Download large number of files from Data Science servers


#1

I have generated a large number of figures and saved them in a folder on the data science server. How can I download them all at once without having to download the files one by one?


#2

Ideally one would use rsync command to download or upload large number of files between a remote server and a local machine. However, in the event when proper permissions to perform rsync command is not available, one could first zip the files and then download the resulting zipped file. The process to do so is as follows:

  1. Open a terminal in the notebook server (while on the tab “Files” on the Jupyter notebook, in the top right corner of the page click on “new” and select “Terminal”).
  2. Change directory (cd) to the folder where_your_files_are.
  3. Use command “zip -r myfigures *” to zip all the files in that folder.
  4. Go back to notebook server view and look for your zip file, then right-click download.

#3

rsync requires ssh access and is not available on the DS servers, second approach is recommended for now


#4

Please note that the method described above is not compatible with 7.8+ version of C3 platform.

In 7.8 Jupyter infrastructure, files displayed in the hub page are stored in C3 object datastore (such as AWS S3).
Those files can be edited, using c3_notebook.c3_open util function (see tutorials).

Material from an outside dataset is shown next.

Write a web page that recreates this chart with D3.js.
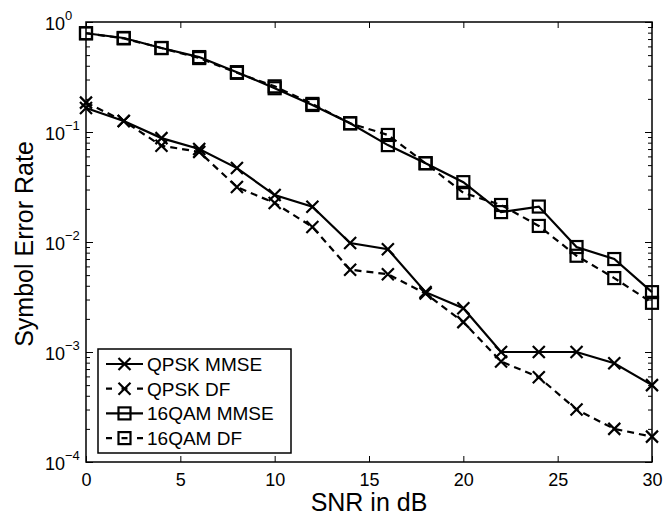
<!DOCTYPE html>
<html>
<head>
<meta charset="utf-8">
<script src="https://cdn.jsdelivr.net/npm/d3@7"></script>
<style>
  body { margin: 0; background: #fff; }
  svg { font-family: "Liberation Sans", Arial, sans-serif; }
</style>
</head>
<body>
<svg id="chart" width="665" height="521"></svg>
<script>
// values
var snr = [0, 2, 4, 6, 8, 10, 12, 14, 16, 18, 20, 22, 24, 26, 28, 30];
var qpskMmse = [0.165, 0.126, 0.088, 0.070, 0.047, 0.0267, 0.0209, 0.0098, 0.0086, 0.0035, 0.0025, 0.001, 0.001, 0.001, 0.00079, 0.0005];
var qpskDf = [0.185, 0.126, 0.075, 0.066, 0.0316, 0.0226, 0.0137, 0.0056, 0.0051, 0.0034, 0.00187, 0.00082, 0.00059, 0.0003, 0.0002, 0.00017];
var qamMmse = [0.79, 0.716, 0.58, 0.48, 0.35, 0.25, 0.176, 0.12, 0.076, 0.052, 0.035, 0.0187, 0.021, 0.009, 0.007, 0.0035];
var qamDf = [0.79, 0.71, 0.58, 0.47, 0.345, 0.26, 0.18, 0.12, 0.094, 0.052, 0.028, 0.0217, 0.014, 0.0075, 0.0047, 0.0028];
var xTicks = [0, 5, 10, 15, 20, 25, 30];
var yMajor = [1e-4, 1e-3, 1e-2, 1e-1, 1];
var yExp = ['\u22124', '\u22123', '\u22122', '\u22121', '0'];
var seriesNames = ['QPSK MMSE', 'QPSK DF', '16QAM MMSE', '16QAM DF'];

var series = [
	{name: seriesNames[0], vals: qpskMmse, marker: 'x', dash: null},
	{name: seriesNames[1], vals: qpskDf, marker: 'x', dash: '7,5'},
	{name: seriesNames[2], vals: qamMmse, marker: 's', dash: null},
	{name: seriesNames[3], vals: qamDf, marker: 's', dash: '7,5'}
];

var svg = d3.select('#chart');
var plotL = 86, plotR = 652, plotT = 22, plotB = 462;

var x = d3.scaleLinear().domain([0, 30]).range([plotL, plotR]);
var y = d3.scaleLog().domain([1e-4, 1]).range([plotB, plotT]);

var yMinor = y.ticks().filter(function(d){ return yMajor.indexOf(d) < 0; });

// frame
svg.append('rect')
	.attr('x', plotL).attr('y', plotT)
	.attr('width', plotR - plotL).attr('height', plotB - plotT)
	.attr('fill', 'none').attr('stroke', '#000').attr('stroke-width', 1.5);

function styleAxis(g){
	g.select('.domain').remove();
	g.selectAll('.tick line').attr('stroke', '#000').attr('stroke-width', 1);
}

// x axes (ticks inside)
svg.append('g')
	.attr('transform', 'translate(0,' + plotB + ')')
	.call(d3.axisBottom(x).tickValues(xTicks).tickSize(-6).tickPadding(11))
	.call(styleAxis)
	.selectAll('text')
		.attr('font-size', 18).attr('fill', '#000')
		.attr('dy', '0.71em');

svg.append('g')
	.attr('transform', 'translate(0,' + plotT + ')')
	.call(d3.axisTop(x).tickValues(xTicks).tickSize(-6).tickFormat(''))
	.call(styleAxis);

// y axes: majors and minors on both sides
[[d3.axisLeft, plotL], [d3.axisRight, plotR]].forEach(function(a){
	svg.append('g')
		.attr('transform', 'translate(' + a[1] + ',0)')
		.call(a[0](y).tickValues(yMajor).tickSize(-7).tickFormat(''))
		.call(styleAxis);
	svg.append('g')
		.attr('transform', 'translate(' + a[1] + ',0)')
		.call(a[0](y).tickValues(yMinor).tickSize(-4).tickFormat(''))
		.call(styleAxis);
});

// y tick labels as 10^n
svg.append('g').selectAll('text')
	.data(yMajor)
	.enter()
	.append('text')
		.attr('x', plotL - 21)
		.attr('y', function(d){ return y(d) + 8; })
		.attr('text-anchor', 'end')
		.attr('font-size', 18)
		.text('10');

svg.append('g').selectAll('text')
	.data(yMajor)
	.enter()
	.append('text')
		.attr('x', plotL - 21)
		.attr('y', function(d){ return y(d) - 2; })
		.attr('font-size', 13)
		.text(function(d, i){ return yExp[i]; });

// axis titles
svg.append('text')
	.attr('x', (plotL + plotR) / 2)
	.attr('y', 511)
	.attr('text-anchor', 'middle')
	.attr('font-size', 25)
	.text('SNR in dB');

svg.append('text')
	.attr('transform', 'translate(33,' + ((plotT + plotB) / 2 + 2) + ') rotate(-90)')
	.attr('text-anchor', 'middle')
	.attr('font-size', 25)
	.text('Symbol Error Rate');

// lines
var line = d3.line()
	.x(function(d, i){ return x(snr[i]); })
	.y(function(d){ return y(d); });

function drawMarker(g, type, cx, cy){
	if (type === 'x') {
		var r = 6;
		g.append('path')
			.attr('d', 'M' + (cx - r) + ',' + (cy - r) + 'L' + (cx + r) + ',' + (cy + r) +
				'M' + (cx - r) + ',' + (cy + r) + 'L' + (cx + r) + ',' + (cy - r))
			.attr('stroke', '#000').attr('stroke-width', 2.2).attr('fill', 'none');
	} else {
		var h = 6;
		g.append('rect')
			.attr('x', cx - h).attr('y', cy - h)
			.attr('width', 2 * h).attr('height', 2 * h)
			.attr('stroke', '#000').attr('stroke-width', 2.2).attr('fill', 'none');
	}
}

series.forEach(function(s){
	var g = svg.append('g');
	g.append('path')
		.datum(s.vals)
		.attr('d', line)
		.attr('fill', 'none')
		.attr('stroke', '#000')
		.attr('stroke-width', 2.2)
		.attr('stroke-dasharray', s.dash);
	s.vals.forEach(function(v, i){
		drawMarker(g, s.marker, x(snr[i]), y(v));
	});
});

// legend
var lg = svg.append('g');
lg.append('rect')
	.attr('x', 98).attr('y', 349)
	.attr('width', 193).attr('height', 104)
	.attr('fill', '#fff').attr('stroke', '#000').attr('stroke-width', 1.5);

series.forEach(function(s, i){
	var cy = 364 + i * 24.7;
	lg.append('line')
		.attr('x1', 106).attr('x2', 143)
		.attr('y1', cy).attr('y2', cy)
		.attr('stroke', '#000').attr('stroke-width', 2.2)
		.attr('stroke-dasharray', s.dash ? '6,9.5' : null);
	drawMarker(lg, s.marker, 124.5, cy);
	lg.append('text')
		.attr('x', 147).attr('y', cy + 7)
		.attr('font-size', 19)
		.text(s.name);
});
</script>
</body>
</html>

There is no satisfying/non-convoluted way to download a ton of files today. If the customer request is there, we’ll consider adding it to our product roadmap. In the meanwhile, if you need to it, you might want to create a bunch of files locally (using open and not c3_open) then zip them following the example above, and finally copy the binary content of that zip file by open-ing it and copy-ing the content into c3_open-ed file.